L’IA pourrait-elle prédire les effets du réchauffement climatique ?

Il ne faut pas être émerveillé par la capacité de l’intelligence artificielle. Si l’IA est capable de faire des prédictions, elle n’est pas un oracle. Cela aurait été trop simple… « Le problème du changement climatique, c’est qu’on n’a pas de données, explique Raja Chatila. Sur quelle donnée passée et disponible en quantité pourrions-nous faire une statistique ? Pas beaucoup. Etant donné la complexité du climat, on a du mal à faire des prédictions simples ». On n’arrive déjà pas à prévoir s’il pleuvra dans dix jours, alors anticiper les effets du réchauffement climatique…

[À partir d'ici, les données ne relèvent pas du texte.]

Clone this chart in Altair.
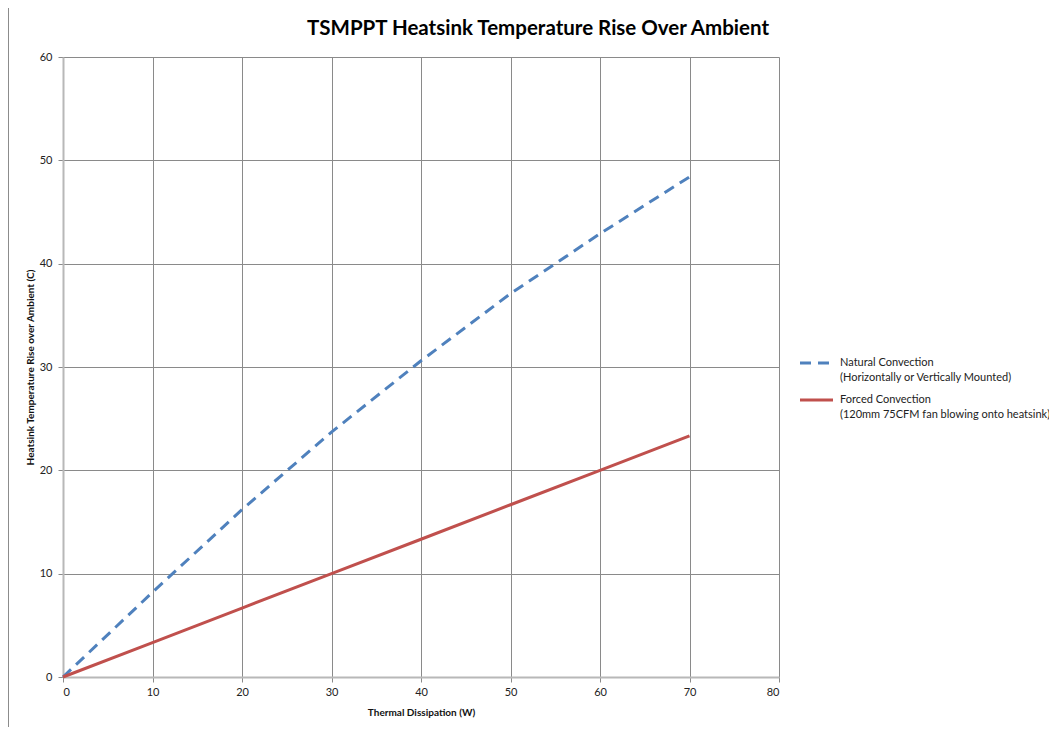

« Les phénomènes sont très complexes et très mal modélisés, avec beaucoup d’interactions, de boucles de rétroaction et des choses qui ne sont pas maîtrisées et contrôlables, poursuit le directeur de l’Institut des systèmes intelligents et de robotique (Isir). Si on a beaucoup de données, on peut prévoir le futur, à condition qu’il soit le résultat de ces données ». Or, le principe même du changement climatique, c’est que le futur ne ressemblera pas au passé.

« Quand on dit : « Le niveau de la mer va augmenter », on prévoit que le réchauffement climatique va faire fondre la glace, détaille Raja Chatila. Et peut-être que cette fonte de la glace, en refroidissant l’océan, aura aussi une conséquence sur les courants océaniques qui sont très difficiles à modéliser. Ils provoqueront peut-être de nouveaux changements climatiques imprévisibles. On ne l’a pas pris en compte parce qu’on n’a pas les données pour le faire ». L’IA ne nous aidera pas à prédire les effets du réchauffement climatique. Sur ce terrain, le futur est bien trop complexe.